Bien qu'il soit illusoire de penser que les histoires facilitent tout, je crois pourtant qu’elles permettent de visibiliser d’autres vies possibles. Et c’est dans cette dynamique que j'initie Juliette, acte 2, comme un projet qui se concentre sur l’humanité pour se détacher des représentations discriminantes. En m’emparant de ce classique incontestable, je présume son schéma narratif connu de toustes. C’est à lui que je m’attaque. Dans cette réécriture, je désacralise la vision romantique que Shakespeare a fait d'une jeune fille de quatorze ans. Ici, pas d'amour condamné, mais le récit d'un périple émancipateur. Juliette n'est plus une amoureuse traquée par la fatalité, c'est une jeune femme dans un monde d’hommes qui essaie de s'en sortir avec les possibilités dont elle dispose. Je cherche à travailler Juliette en consistance, à redonner du concret à cette existence de femme, à son vécu et à ses sensations. J’essaie aussi de lui offrir une échappatoire pour qu’une autre réalité se concrétise.

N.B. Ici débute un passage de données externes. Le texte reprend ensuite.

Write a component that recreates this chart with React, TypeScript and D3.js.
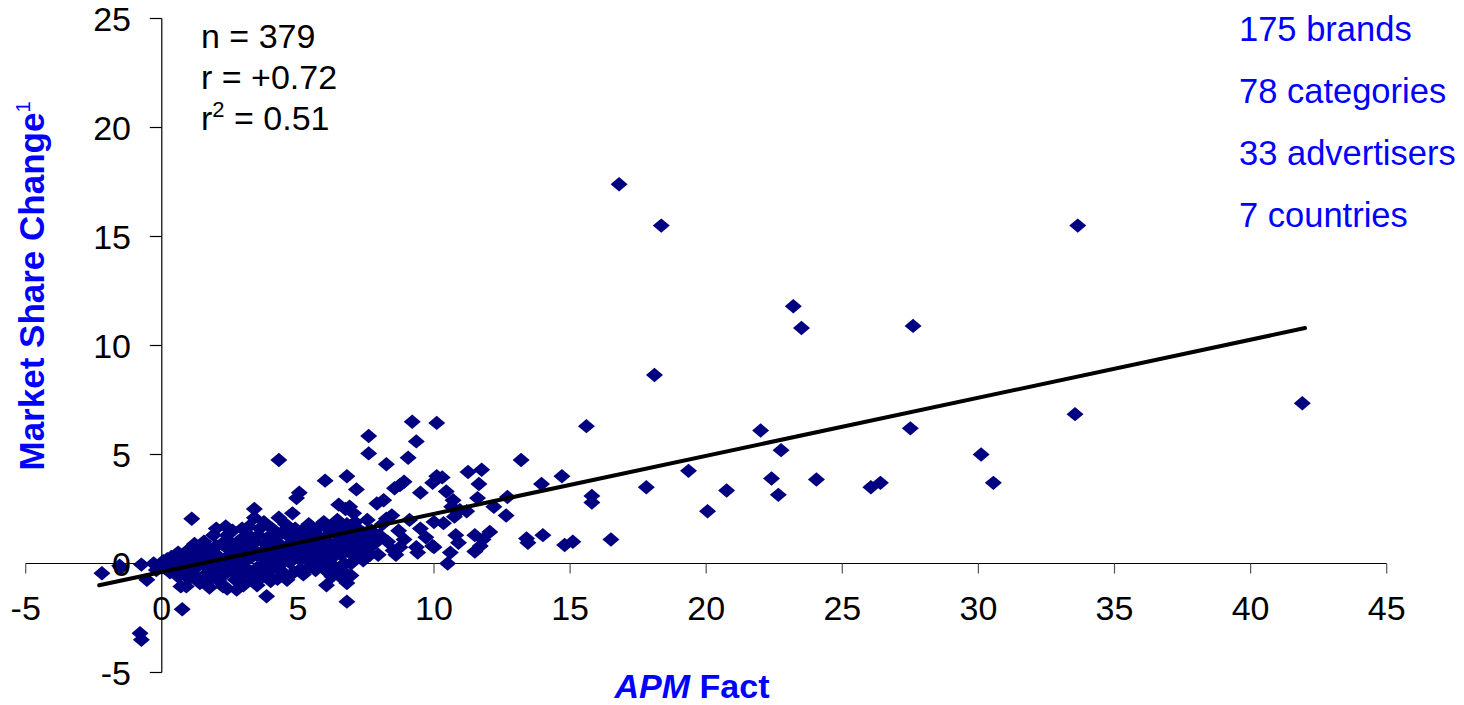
import { useEffect, useRef } from 'react'
import * as d3 from 'd3'

// APM Fact (x) vs market share change (y), one [x, y] pair per brand-period
const leftPoints: [number, number][] = [
  [-2.2, -0.45], [-1.55, -0.1], [-1.5, -0.2], [-0.75, -0.05], [-0.55, -0.75], [-0.3, 0.0], [-0.2, -0.3],
  [-0.8, -3.2], [-0.75, -3.5],
  [0.05, 0.1], [0.1, -0.2], [0.35, 0.3], [0.3, -0.4], [0.55, 0.0], [0.6, -0.6], [0.7, -1.05], [0.75, -2.1],
  [0.8, 0.4], [0.85, -0.3], [0.9, -1.05], [0.95, 0.6], [1.0, 0.15], [1.0, -0.7], [0.4, 0.1], [0.6, 0.5],
  [1.1, 2.05], [1.2, 0.9], [1.25, -0.2], [1.3, 0.5], [1.4, -0.9], [1.5, 0.2], [1.55, 1.0], [1.6, -0.5],
  [1.7, 0.7], [1.75, -1.1], [1.8, 0.0], [1.9, 1.3], [1.95, -0.4], [2.0, 1.6], [2.0, 0.4], [1.1, -0.4],
  [1.3, 0.1], [1.6, 0.4], [1.8, -0.7], [1.5, 0.6], [2.0, 0.8], [0.2, 0.2], [0.7, 0.2], [1.2, -0.6],
  [1.4, 0.8], [1.7, -0.2], [1.9, 0.3], [0.9, 0.0], [1.15, 0.35],
]

const corePoints: [number, number][] = [
  [2.1, -0.8], [2.2, 0.9], [2.25, -1.05], [2.3, 0.1], [2.4, 1.3], [2.4, -1.15], [2.5, 0.6], [2.55, -0.3],
  [2.6, 1.5], [2.7, 0.2], [2.75, -1.2], [2.8, 1.0], [2.85, -0.6], [2.9, 0.5], [2.95, 1.6], [3.0, -0.1],
  [3.0, -1.0], [2.1, 0.3], [2.3, -0.5], [2.6, 0.0], [2.8, -0.3], [2.5, 1.0], [2.9, -0.8], [3.0, 1.2],
  [3.1, 0.8], [3.2, 1.3], [3.25, -0.5], [3.3, 0.3], [3.4, 2.5], [3.4, 2.1], [3.45, 1.0], [3.5, -0.2],
  [3.5, -1.0], [3.6, 1.6], [3.65, 0.5], [3.7, -0.6], [3.75, 1.9], [3.8, 0.0], [3.85, -1.5], [3.9, 1.2],
  [3.95, 0.7], [4.0, -0.3], [3.1, 0.2], [3.3, 0.7], [3.5, 0.4], [3.8, 0.9], [4.0, 0.5], [3.6, -0.3],
  [4.0, -0.8], [4.05, 1.6], [4.1, 0.3], [4.2, 1.0], [4.25, -0.7], [4.3, 4.75], [4.3, 0.6], [4.35, -0.3],
  [4.4, 1.4], [4.5, 0.1], [4.55, 1.8], [4.6, -0.75], [4.65, 0.8], [4.7, 1.2], [4.8, 2.3], [4.8, 0.4],
  [4.85, -0.4], [4.9, 1.6], [4.95, 3.0], [5.0, 0.9], [4.2, 0.0], [4.4, 0.8], [4.6, 0.4], [4.8, 1.0],
  [4.6, 1.5], [5.05, 3.25], [5.1, 0.2], [5.15, 1.5], [5.2, -0.5], [5.3, 1.1], [5.35, 0.5], [5.4, 1.8],
  [5.5, 0.0], [5.55, 0.8], [5.6, 1.4], [5.65, -0.3], [5.7, 0.4], [5.8, 1.7], [5.85, 1.0], [5.9, -0.1],
  [5.95, 1.9], [6.0, 0.6], [5.0, 0.3], [5.2, 0.6], [5.4, 1.2], [5.6, 0.2], [5.8, 0.6], [5.2, 1.3],
  [5.4, -0.2], [6.0, 3.8], [6.05, -1.0], [6.1, 1.3], [6.2, 0.2], [6.25, -0.6], [6.3, 1.7], [6.35, 0.9],
  [6.4, -0.2], [6.45, 2.0], [6.5, 2.7], [6.5, 0.5], [6.55, -0.6], [6.6, 1.2], [6.7, 0.0], [6.75, 2.5],
  [6.8, 4.0], [6.8, 1.8], [6.8, -0.9], [6.8, -1.75], [6.85, 0.7], [6.9, 2.6], [7.0, 1.3], [7.05, 2.3],
  [7.1, 0.3], [6.0, 1.1], [6.2, 0.8], [6.4, 1.4], [6.6, 0.4], [6.8, 1.0], [7.0, 0.6], [6.0, -0.3],
  [7.15, 3.4], [7.2, 1.6], [7.3, 0.8], [7.4, 0.15], [7.5, 1.1], [7.55, 2.0], [7.6, 5.85], [7.6, 5.05],
  [7.65, 0.4], [7.7, 1.5], [7.8, 0.9], [7.9, 2.75], [7.95, 0.4], [8.0, 1.3], [7.2, 1.0], [7.4, 1.3],
  [7.6, 0.8], [7.8, 1.3], [2.2, -0.2], [2.45, 0.35], [2.7, -0.75], [2.75, 0.75], [3.15, -0.35],
  [3.35, -0.75], [3.55, 1.3], [3.7, 0.25], [3.9, -0.55], [4.15, 1.3], [4.45, -0.5], [4.7, 0.05],
  [4.9, 0.65], [5.1, -0.25], [5.25, 0.85], [5.5, 1.6], [5.7, -0.05], [5.75, 1.25], [5.95, 0.3],
  [6.15, 1.55], [6.3, 0.45], [6.55, 0.85], [6.7, 1.5], [6.95, 0.0], [7.1, 1.9], [7.3, 0.5], [7.5, 0.6],
  [6.65, -0.35], [6.95, -0.55], [3.2, 1.7], [4.3, 2.1], [2.35, 1.7],
]

const midPoints: [number, number][] = [
  [8.1, 1.8], [8.15, 2.9], [8.25, 4.55], [8.25, 2.05], [8.3, 1.0], [8.45, 2.2], [8.5, 0.6], [8.55, 3.45],
  [8.6, 0.4], [8.7, 1.5], [8.75, 3.6], [8.75, 0.75], [8.9, 3.75], [8.9, 1.1], [9.05, 4.85], [9.1, 2.0],
  [9.2, 6.5], [9.35, 5.6], [9.35, 0.75], [9.4, 0.5], [9.5, 3.25], [9.5, 1.6], [9.7, 1.2], [9.95, 3.7],
  [9.95, 0.8], [10.0, 0.75], [10.1, 4.0], [10.1, 6.45], [10.0, 1.9], [10.3, 3.95], [10.35, 1.85],
  [10.45, 3.3], [10.5, 0.0], [10.6, 0.5], [10.65, 2.6], [10.7, 2.9], [10.75, 2.15], [10.8, 1.3],
  [10.9, 0.95], [10.95, 2.45], [11.2, 2.4], [11.25, 4.2], [11.5, 1.3], [11.5, 0.55], [11.6, 3.0],
  [11.65, 3.65], [11.7, 0.8], [11.75, 4.3], [11.8, 1.1], [12.05, 1.45], [12.2, 2.6], [12.65, 2.2],
  [12.7, 3.05], [13.2, 4.75], [13.4, 1.15], [13.45, 0.95], [13.95, 3.65], [14.0, 1.3], [14.7, 4.0],
  [14.8, 0.85], [15.1, 1.0], [15.6, 6.3], [15.8, 3.1], [15.8, 2.8], [16.5, 1.1],
]

const outlierPoints: [number, number][] = [
  [16.8, 17.4], [18.35, 15.5], [33.65, 15.5], [23.2, 11.8], [23.5, 10.8], [27.6, 10.9], [18.1, 8.65],
  [41.9, 7.35], [33.55, 6.85], [27.5, 6.2], [22.0, 6.1], [22.75, 5.2], [19.35, 4.25], [17.8, 3.5],
  [20.75, 3.35], [22.4, 3.9], [22.65, 3.15], [20.05, 2.4], [24.05, 3.85], [26.05, 3.5], [26.4, 3.7],
  [30.1, 5.0], [30.55, 3.7],
]

const xTicks = [-5, 0, 5, 10, 15, 20, 25, 30, 35, 40, 45]
const yTicks = [-5, 0, 5, 10, 15, 20, 25]

// least-squares line as shown on the chart (end points)
const trendX = [-2.3, 42]
const trendY = [-1.0, 10.8]

const statLines = ['n = 379', 'r = +0.72']
const sampleLines = ['175 brands', '78 categories', '33 advertisers', '7 countries']

const NAVY = '#000080'
const BLUE = '#0000FF'
const FONT = 'Liberation Sans, Arial, Helvetica, sans-serif'

export default function App() {
  const ref = useRef<SVGSVGElement>(null)

  useEffect(() => {
    if (!ref.current) return
    const width = 1464
    const height = 705

    const svg = d3.select(ref.current)
    svg.selectAll('*').remove()
    svg.attr('width', width).attr('height', height).style('font-family', FONT)

    const x = d3.scaleLinear().domain([-5, 45]).range([25.7, 1386.7])
    const y = d3.scaleLinear().domain([-5, 25]).range([672.5, 18.5])

    // axes lines
    svg.append('line')
      .attr('x1', x(-5)).attr('x2', x(45))
      .attr('y1', y(0)).attr('y2', y(0))
      .attr('stroke', '#000').attr('stroke-width', 1.2)
    svg.append('line')
      .attr('x1', x(0)).attr('x2', x(0))
      .attr('y1', y(25)).attr('y2', y(-5))
      .attr('stroke', '#000').attr('stroke-width', 1.2)

    svg.selectAll('.xtick').data(xTicks).enter().append('line')
      .attr('x1', (d) => x(d)).attr('x2', (d) => x(d))
      .attr('y1', y(0)).attr('y2', y(0) + 10)
      .attr('stroke', '#555').attr('stroke-width', 1.2)
    svg.selectAll('.ytick').data(yTicks).enter().append('line')
      .attr('x1', x(0) - 12).attr('x2', x(0))
      .attr('y1', (d) => y(d)).attr('y2', (d) => y(d))
      .attr('stroke', '#000').attr('stroke-width', 1.2)

    // points
    const allPoints = [...leftPoints, ...corePoints, ...midPoints, ...outlierPoints]
    const hw = 8.5
    const hh = 7.2
    svg.append('g').selectAll('path').data(allPoints).enter().append('path')
      .attr('d', (d) => {
        const cx = x(d[0])
        const cy = y(d[1])
        return `M${cx - hw},${cy}L${cx},${cy - hh}L${cx + hw},${cy}L${cx},${cy + hh}Z`
      })
      .attr('fill', NAVY)

    // trend line
    svg.append('line')
      .attr('x1', x(trendX[0])).attr('y1', y(trendY[0]))
      .attr('x2', x(trendX[1])).attr('y2', y(trendY[1]))
      .attr('stroke', '#000').attr('stroke-width', 4)
      .attr('stroke-linecap', 'round')

    // tick labels
    svg.selectAll('.xlab').data(xTicks).enter().append('text')
      .attr('x', (d) => x(d)).attr('y', 620)
      .attr('text-anchor', 'middle')
      .attr('font-size', 34)
      .text((d) => d)
    svg.selectAll('.ylab').data(yTicks).enter().append('text')
      .attr('x', 131).attr('y', (d) => y(d) + 12)
      .attr('text-anchor', 'end')
      .attr('font-size', 34)
      .text((d) => d)

    // stats
    statLines.forEach((s, i) => {
      svg.append('text').attr('x', 201).attr('y', 48 + i * 41)
        .attr('font-size', 34).text(s)
    })
    const r2 = svg.append('text').attr('x', 201).attr('y', 130).attr('font-size', 34)
    r2.append('tspan').text('r')
    r2.append('tspan').attr('font-size', 22).attr('dy', -13).text('2')
    r2.append('tspan').attr('dy', 13).text(' = 0.51')

    sampleLines.forEach((s, i) => {
      svg.append('text').attr('x', 1239).attr('y', 41 + i * 62)
        .attr('font-size', 34.5).attr('fill', BLUE).text(s)
    })

    // axis titles
    const xt = svg.append('text').attr('x', 692).attr('y', 698)
      .attr('text-anchor', 'middle').attr('font-size', 34)
      .attr('font-weight', 'bold').attr('fill', BLUE)
    xt.append('tspan').attr('font-style', 'italic').text('APM')
    xt.append('tspan').text(' Fact')

    const yt = svg.append('text')
      .attr('transform', 'translate(44,286) rotate(-90)')
      .attr('text-anchor', 'middle').attr('font-size', 35)
      .attr('font-weight', 'bold').attr('fill', BLUE)
    yt.append('tspan').text('Market Share Change')
    yt.append('tspan').attr('font-size', 20).attr('font-weight', 'normal').attr('dy', -14).text('1')

    return () => { svg.selectAll('*').remove() }
  }, [])

  return (
    <svg ref={ref} style={{ position: 'absolute', left: 0, top: 0, background: '#fff' }} />
  )
}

Juliette, acte 2 c’est un pont entre deux époques, une manière de toujours entendre l’écho de la tempête dans le silence qui lui succède, vibrant d’un vivant qui veut se raconter.
Présentation du projet
Un choeur nombreux
L’identité de Juliette, acte 2, c’est son chœur de femmes présent sur la scène. Le parcours scénique que les actrices tissent résulte d’une phase d’expérimentation performative que nous avons mené ensemble. A partir de leurs présences, elles m’ont proposé des actions simples et sans parole que j’ai choisi d’agencer comme un paysage qui se transforme. La performance a constitué notre base pour parvenir à une écriture de plateau. J’affectionne particulièrement cette méthode de création car je trouve qu’elle met du lien entre les choses tout en faisant ressortir les individualités de chaque personne dans un groupe. Ainsi, dans un ballet rythmé par la voix enregistrée de Juliette, les comédiennes s'approprient le plateau. Leurs corps se croisent, se rencontrent, se heurtent, s’allient, modifient l’espace et font apparaître des endroits familiers (le plan de travail d’une cuisine, le paravent d’une chambre derrière lequel on se change,...). En montrant les aspérités et textures de ces corps qui se croisent, nous proposons une expérience aussi sensible qu’intime aux spectateurices. Les images qui naissent de la superposition de ces particularités signent l’engagement politique de Juliette, acte 2, une création qui lutte contre les images normées largement médiatisées aujourd’hui.
Dispositif scénique
J’aime que les espaces interagissent entre eux, qu’ils s’influencent. Lorsque je pense à Juliette, acte 2, j’imagine une installation scénique qui réduirait la distance entre les comédiennes et le spectateurices. Avec un dispositif en “L” que j’exploite pour ce projet, la “scène” et la “salle” ne s’affrontent pas, mais les gradins déterminent l’espace de l’action, en deviennent les garants. Je cherche un agencement spatial qui traduise au mieux mon désir pour ce projet, celui de se reconnaître en l’Autre : comment faire pour entrer en empathie avec l’histoire d’une autre personne? J’imagine un dispositif où les gens pourraient toustes se voir entre elleux.